Specific Objectives:
-To assess the quality and relevance of various open access cybersecurity datasets.
-To develop machine learning models using selected datasets and evaluate their performance in threat detection.
– To implement explainability methods to interpret model predictions and enhance user trust.
Methodology:
The research will adopt a systematic approach comprising the following steps:
– Dataset Selection: Conduct a comprehensive review of available open access datasets relevant to cybersecurity, focusing on their attributes, size, and applicability.
– Model Development: Utilize selected datasets to train various machine learning algorithms (e.g., decision trees, neural networks) tailored for cybersecurity applications.

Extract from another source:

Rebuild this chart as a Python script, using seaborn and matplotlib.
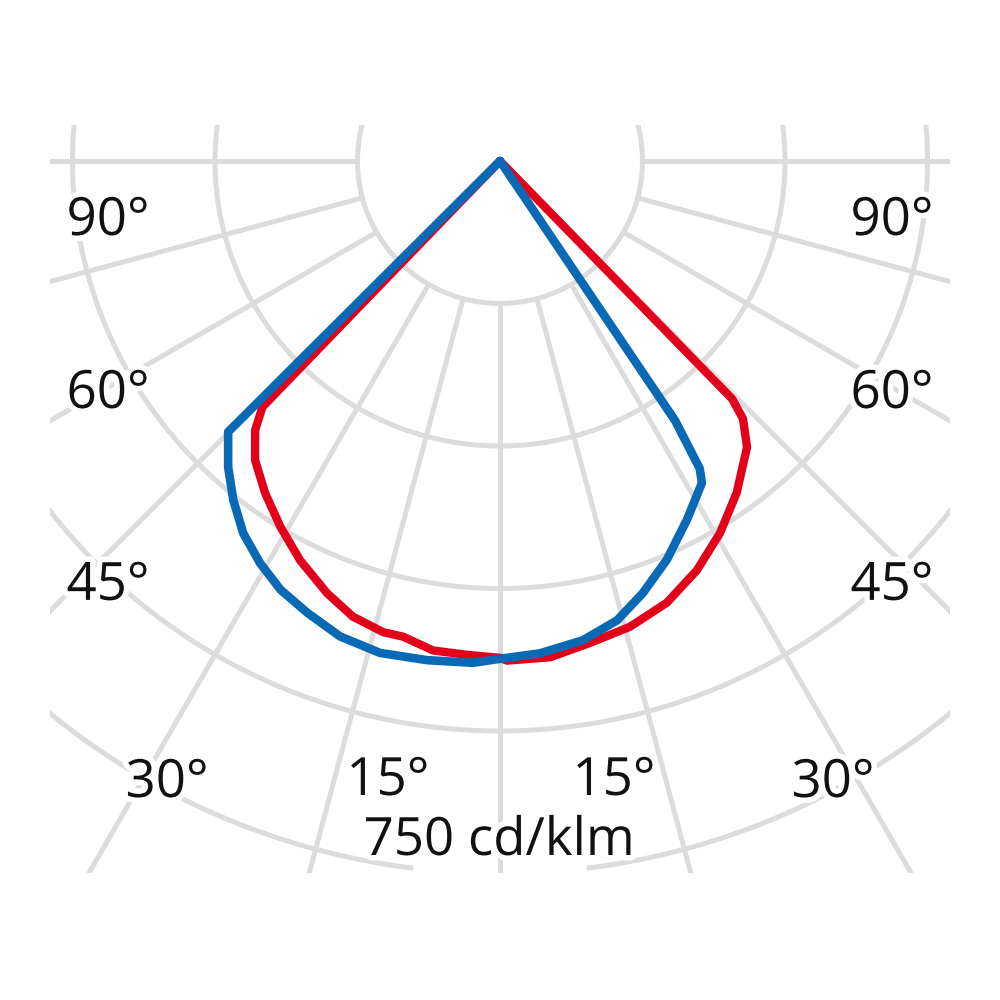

– Performance Evaluation: Assess model performance using metrics such as accuracy, precision, recall, and F1-score to determine effectiveness in threat detection.
– Explainability Implementation: Apply explainability techniques like SHAP and LIME to analyze model outputs, providing insights into how decisions are made by the algorithms.
– Analysis of Results: Compare model performance with and without explainability methods to evaluate their impact on user understanding and trust.
Expected Outcomes for the Student:
– Research Skills Mastery: The student will develop advanced skills in identifying and evaluating open access datasets relevant to cybersecurity.
– Machine Learning Development: Practical experience in training machine learning models using selected datasets, enhancing understanding of algorithms and performance metrics.
– Explainability Techniques Application: Knowledge in implementing methods like SHAP and LIME to interpret model predictions, fostering transparency in AI systems.
– Critical Analysis and Problem-Solving: Enhanced ability to analyze complex cybersecurity problems and synthesize findings into actionable insights.
– Academic Contribution: Opportunities for publications or presentations, contributing original insights to the field of cybersecurity.
– Career Preparation: Skills gained will prepare the student for advanced roles in cybersecurity or further academic pursuits.
– Ethical Awareness: Understanding of ethical considerations in data usage and AI, including privacy and bias issues.